I have made chicken but no goose or duck. How are you determining doneness? I use the bend test. My chicken is done about a third of the time faster than beef. Periodically checking I will take a piece and fold in half if it folds completely it is not done yet, when it folds in half and fibers break but hold together I turn off dehydrator and pull top to finish cooling for an hour or so then put it in an open top coffee container in fridge. If you bend a piece and it breaks in half it is way past done and get u the crispy chip effect. Also, your pieces might be sliced too thin to start. R u hand slicing or meat slicer? I bought a meat slicer on sale after hunting season a few years back and won't hand slice ever again.
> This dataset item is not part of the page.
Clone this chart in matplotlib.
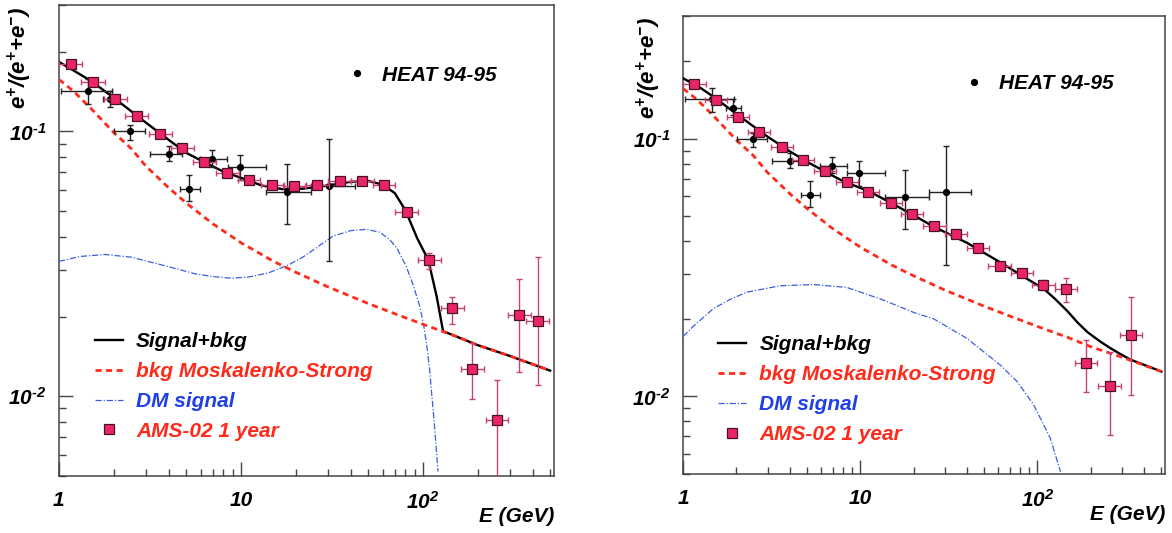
import matplotlib
matplotlib.use('Agg')
import matplotlib.pyplot as plt
from matplotlib.ticker import NullFormatter, LogLocator

plt.rcParams['font.family'] = ['Liberation Sans', 'DejaVu Sans']
plt.rcParams['font.weight'] = 'bold'
plt.rcParams['font.style'] = 'italic'
plt.rcParams['mathtext.fontset'] = 'custom'
plt.rcParams['mathtext.rm'] = 'Liberation Sans:bold:italic'
plt.rcParams['mathtext.it'] = 'Liberation Sans:bold:italic'

# ---- data ----
# background (Moskalenko-Strong), same in both panels
bkg_E = [1, 1.2, 1.5, 2, 2.5, 3, 4, 5, 7, 10, 15, 20, 30, 50, 70, 100, 150, 200, 300, 500]
bkg_y = [0.157, 0.142, 0.122, 0.099, 0.086, 0.074, 0.0613, 0.0537, 0.0448, 0.038, 0.0324,
         0.0294, 0.0259, 0.0224, 0.0205, 0.0187, 0.0169, 0.0156, 0.0142, 0.0125]

# signal + bkg, left panel
sigL_E = [1, 1.2, 1.5, 2, 2.5, 3, 4, 5, 6.3, 8, 10, 13, 17, 22, 30, 40, 50, 60, 70, 80,
          93, 107, 119, 129, 150, 200, 300, 500]
sigL_y = [0.183, 0.170, 0.155, 0.134, 0.119, 0.108, 0.093, 0.083, 0.0765, 0.0705, 0.0668,
          0.0625, 0.0605, 0.0608, 0.0625, 0.0645, 0.065, 0.0630, 0.0585, 0.0505, 0.0395,
          0.0327, 0.0238, 0.0176, 0.0169, 0.0156, 0.0142, 0.0125]
# DM signal, left panel
dmL_E = [1, 1.3, 1.79, 2.5, 3.37, 4.5, 5.59, 7, 8.89, 11, 14.1, 18.2, 22, 32, 40, 49, 58,
         66, 72, 81, 88, 96, 101, 105, 109, 112, 115, 118, 121]
dmL_y = [0.0323, 0.0337, 0.0343, 0.0335, 0.0318, 0.0302, 0.029, 0.0283, 0.0279, 0.0282,
         0.0292, 0.0313, 0.0336, 0.0402, 0.0422, 0.0427, 0.0416, 0.0389, 0.0362, 0.0309,
         0.0265, 0.0219, 0.0185, 0.0155, 0.0125, 0.0100, 0.0082, 0.0065, 0.0052]

# signal + bkg, right panel
sigR_E = [1, 1.25, 1.5, 2, 3, 4, 5, 6.3, 8, 11.2, 15, 20, 26, 40, 62, 87.5, 109, 125, 147,
          168, 191, 227, 258, 294, 335, 500]
sigR_y = [0.172, 0.158, 0.145, 0.125, 0.102, 0.0895, 0.0815, 0.0748, 0.0685, 0.0626,
          0.0563, 0.0505, 0.0456, 0.0395, 0.0331, 0.0286, 0.0261, 0.0240, 0.0215, 0.0194,
          0.0178, 0.0163, 0.0154, 0.0146, 0.0139, 0.0125]
# DM signal, right panel
dmR_E = [1, 1.15, 1.48, 1.84, 2.29, 3.53, 5.45, 8.4, 13, 17, 20, 26, 40, 62, 77, 95, 118, 135]
dmR_y = [0.0171, 0.0188, 0.0219, 0.0238, 0.0254, 0.0269, 0.0272, 0.0265, 0.0239, 0.0222,
         0.0212, 0.0200, 0.0168, 0.0132, 0.0114, 0.0093, 0.0069, 0.0051]

# HEAT 94-95 points
heat_E = [1.45, 1.91, 2.47, 4.04, 5.18, 6.9, 9.9, 17.8, 30.5]
heat_y = [0.1425, 0.132, 0.100, 0.0824, 0.0607, 0.0785, 0.0735, 0.0593, 0.0622]
heat_Elo = [1.02, 1.75, 2.01, 3.16, 4.62, 5.95, 8.45, 13.8, 24.4]
heat_Ehi = [1.95, 2.12, 2.97, 4.72, 5.95, 8.4, 13.8, 24.4, 42.3]
heat_ylo = [0.127, 0.124, 0.093, 0.077, 0.0546, 0.0735, 0.0655, 0.0447, 0.0324]
heat_yhi = [0.158, 0.1425, 0.1054, 0.088, 0.0684, 0.085, 0.0817, 0.0756, 0.094]

# AMS-02 1 year projections
ams_E = [1.16, 1.54, 2.04, 2.68, 3.6, 4.75, 6.3, 8.4, 11.1, 14.9, 19.6, 26.2, 34.8, 46.3,
         61.1, 81.6, 108, 145, 187, 255, 338, 427]
ams_Elo = [1.0, 1.33, 1.77, 2.32, 3.12, 4.11, 5.45, 7.27, 9.6, 12.9, 17.0, 22.7, 30.1, 40.1,
           52.9, 70.6, 93.5, 125, 162, 221, 293, 370]
ams_Ehi = [1.34, 1.78, 2.36, 3.1, 4.16, 5.49, 7.28, 9.7, 12.8, 17.2, 22.6, 30.3, 40.2, 53.5,
           70.6, 94.3, 125, 168, 216, 295, 390, 493]
amsL_y = [0.180, 0.153, 0.132, 0.1145, 0.098, 0.0866, 0.0764, 0.0697, 0.0653, 0.0630,
          0.0620, 0.0630, 0.0650, 0.0650, 0.0630, 0.0497, 0.0327, 0.0215, 0.0127, 0.00817,
          0.0202, 0.0193]
amsL_dn = [0, 0, 0, 0, 0, 0, 0, 0, 0, 0, 0, 0, 0, 0, 0, 0.0014, 0.0025, 0.0027, 0.0029,
           0.0042, 0.0079, 0.0083]
amsL_up = [0, 0, 0, 0, 0, 0, 0, 0, 0, 0, 0, 0, 0, 0, 0, 0.0015, 0.0020, 0.0023, 0.0032,
           0.0034, 0.0075, 0.0143]
amsR_y = [0.164, 0.1415, 0.122, 0.106, 0.093, 0.083, 0.0748, 0.0678, 0.0622, 0.0565,
          0.0513, 0.0458, 0.0428, 0.0376, 0.0321, 0.0301, 0.0272, 0.0261, 0.0135, 0.0110,
          0.01726]
amsR_dn = [0, 0, 0, 0, 0, 0, 0, 0, 0, 0, 0, 0, 0, 0, 0, 0.001, 0.0012, 0.0028, 0.0031,
           0.0039, 0.0071]
amsR_up = [0, 0, 0, 0, 0, 0, 0, 0, 0, 0, 0, 0, 0, 0, 0, 0.001, 0.0012, 0.0027, 0.0030,
           0.0039, 0.0070]

x_ticks = [1, 10, 100]
x_ticklabels = ['1', '10', r'$\mathregular{10^{2}}$']
y_ticks = [0.01, 0.1]
y_ticklabels = [r'$\mathregular{10^{\text{-}2}}$', r'$\mathregular{10^{\text{-}1}}$']
legend_labels = ['Signal+bkg', 'bkg Moskalenko-Strong', 'DM signal', 'AMS-02 1 year']

RED = '#ff2a1a'
BLUE = '#3a5ee0'
PINK = '#ea2567'
PINK_EDGE = '#4a1028'
PINK_BAR = '#c8407a'
FS = 15


def panel(ax, sig_E, sig_y, dm_E, dm_y, ams_y, ams_dn, ams_up, heat_anchor, leg_anchor):
    n = len(ams_y)
    sig, = ax.plot(sig_E, sig_y, color='black', lw=1.7, zorder=3)
    bkg, = ax.plot(bkg_E, bkg_y, color=RED, lw=2, ls=(0, (2.2, 1.6)), zorder=4)
    dm, = ax.plot(dm_E, dm_y, color=BLUE, lw=0.9, ls=(0, (5, 1.5, 1, 1.5)), zorder=3)

    ax.errorbar(heat_E, heat_y,
                xerr=[[e - lo for e, lo in zip(heat_E, heat_Elo)],
                      [hi - e for e, hi in zip(heat_E, heat_Ehi)]],
                yerr=[[y - lo for y, lo in zip(heat_y, heat_ylo)],
                      [hi - y for y, hi in zip(heat_y, heat_yhi)]],
                fmt='none', ecolor='#222222', elinewidth=1, capsize=2.5, zorder=5)
    heat, = ax.plot(heat_E, heat_y, 'o', color='black', ms=4.2, zorder=6)

    E = ams_E[:n]
    ax.errorbar(E, ams_y,
                xerr=[[e - lo for e, lo in zip(E, ams_Elo)],
                      [hi - e for e, hi in zip(E, ams_Ehi)]],
                yerr=[ams_dn, ams_up],
                fmt='none', ecolor=PINK_BAR, elinewidth=1, capsize=2, zorder=6)
    ams, = ax.plot(E, ams_y, 's', mfc=PINK, mec=PINK_EDGE, mew=0.9, ms=6.6, zorder=7)

    ax.set_xscale('log')
    ax.set_yscale('log')
    ax.set_xlim(1, 525)
    ax.set_ylim(0.005, 0.3)
    ax.set_xticks(x_ticks, x_ticklabels)
    ax.set_yticks(y_ticks, y_ticklabels)
    ax.xaxis.set_minor_locator(LogLocator(subs=range(2, 10)))
    ax.yaxis.set_minor_locator(LogLocator(subs=range(2, 10)))
    ax.xaxis.set_minor_formatter(NullFormatter())
    ax.yaxis.set_minor_formatter(NullFormatter())
    ax.tick_params(which='both', direction='in', top=False, right=False,
                   color='#444444', width=1, labelsize=FS)
    ax.tick_params(which='major', length=10)
    ax.tick_params(which='minor', length=5)
    ax.tick_params(axis='x', pad=11)
    ax.tick_params(axis='y', pad=9)
    for s in ax.spines.values():
        s.set_color('#444444')
        s.set_linewidth(1.1)

    lg = ax.legend([heat], ['HEAT 94-95'], loc='center left', bbox_to_anchor=heat_anchor,
                   frameon=False, fontsize=FS, handlelength=1.0, handletextpad=0.7,
                   borderpad=0, borderaxespad=0)
    ax.add_artist(lg)
    leg = ax.legend([sig, bkg, dm, ams], legend_labels, loc='upper left',
                    bbox_to_anchor=leg_anchor, frameon=False, fontsize=FS,
                    handlelength=1.35, handletextpad=0.62, labelspacing=0.52,
                    borderpad=0, borderaxespad=0)
    for t, c in zip(leg.get_texts(), ['black', RED, '#1f3fe8', RED]):
        t.set_color(c)
    return ax


fig = plt.figure(figsize=(11.72, 5.33), dpi=100)
axL = fig.add_axes([0.0503, 0.1069, 0.4224, 0.8837])
axR = fig.add_axes([0.5828, 0.1107, 0.4113, 0.8593])

panel(axL, sigL_E, sigL_y, dmL_E, dmL_y, amsL_y, amsL_dn, amsL_up,
      (0.581, 0.851), (0.0727, 0.3055))
panel(axR, sigR_E, sigR_y, dmR_E, dmR_y, amsR_y, amsR_dn, amsR_up,
      (0.5828, 0.853), (0.0732, 0.3027))

ylabel = r'$\mathregular{e^{+}/(e^{+}{+}e^{-})}$'
axL.text(-0.079, 0.996, ylabel, transform=axL.transAxes, rotation=90,
         ha='center', va='top', fontsize=16)
axR.text(-0.0705, 0.998, ylabel, transform=axR.transAxes, rotation=90,
         ha='center', va='top', fontsize=16)
axL.text(1.0, -0.0864, 'E (GeV)', transform=axL.transAxes, ha='right', va='center', fontsize=FS)
axR.text(1.0, -0.0895, 'E (GeV)', transform=axR.transAxes, ha='right', va='center', fontsize=FS)

fig.savefig('out.png', dpi=100)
Having each piece sliced same width means all done at the same time and no pulling thinner pieces. 3/16 of inch is perfect width for me. 1/8 ends up too thin and crispy, 1/4 is too thick and chewy.


----------



## northcoast (Oct 29, 2013)

Well this batch I ran through the meat grinder and did ground jerky with the jerky gun.. But in the past I have sliced 1/4 inch thick with a cheaper meat slicer but seems to keep it pretty uniform. I wouldn't figure the Bend test to work with ground? But that's about where I was at with it it would bend and split open but not separate. After hitting room temp and a night in the fridge some is still that way and others a bit brittle. This may sound stupid but after the meat is cured and as long as its stored proper is there a point where it's under done to the point it's dangerous?? Think I may just dry to long out of caution.


----------



## elginplowboy (Oct 30, 2013)

Sorry i guess i didnt do a good job of answering your true question. When in doubt throw it out. Is my general rule. Since this is bird and ground up i would error on the side of caution. If the temp never made it to 165 i would worry about salmonela and e.coli. What recipe are u using?


----------



## northcoast (Oct 31, 2013)

I just used Lem jerky seasoning and cure...duck and goose is unlike chicken or turkey in the sense that if your just gonna cook it on the grill or something rare to medium rare is best...I guess it would be just treated like beef in that sense


----------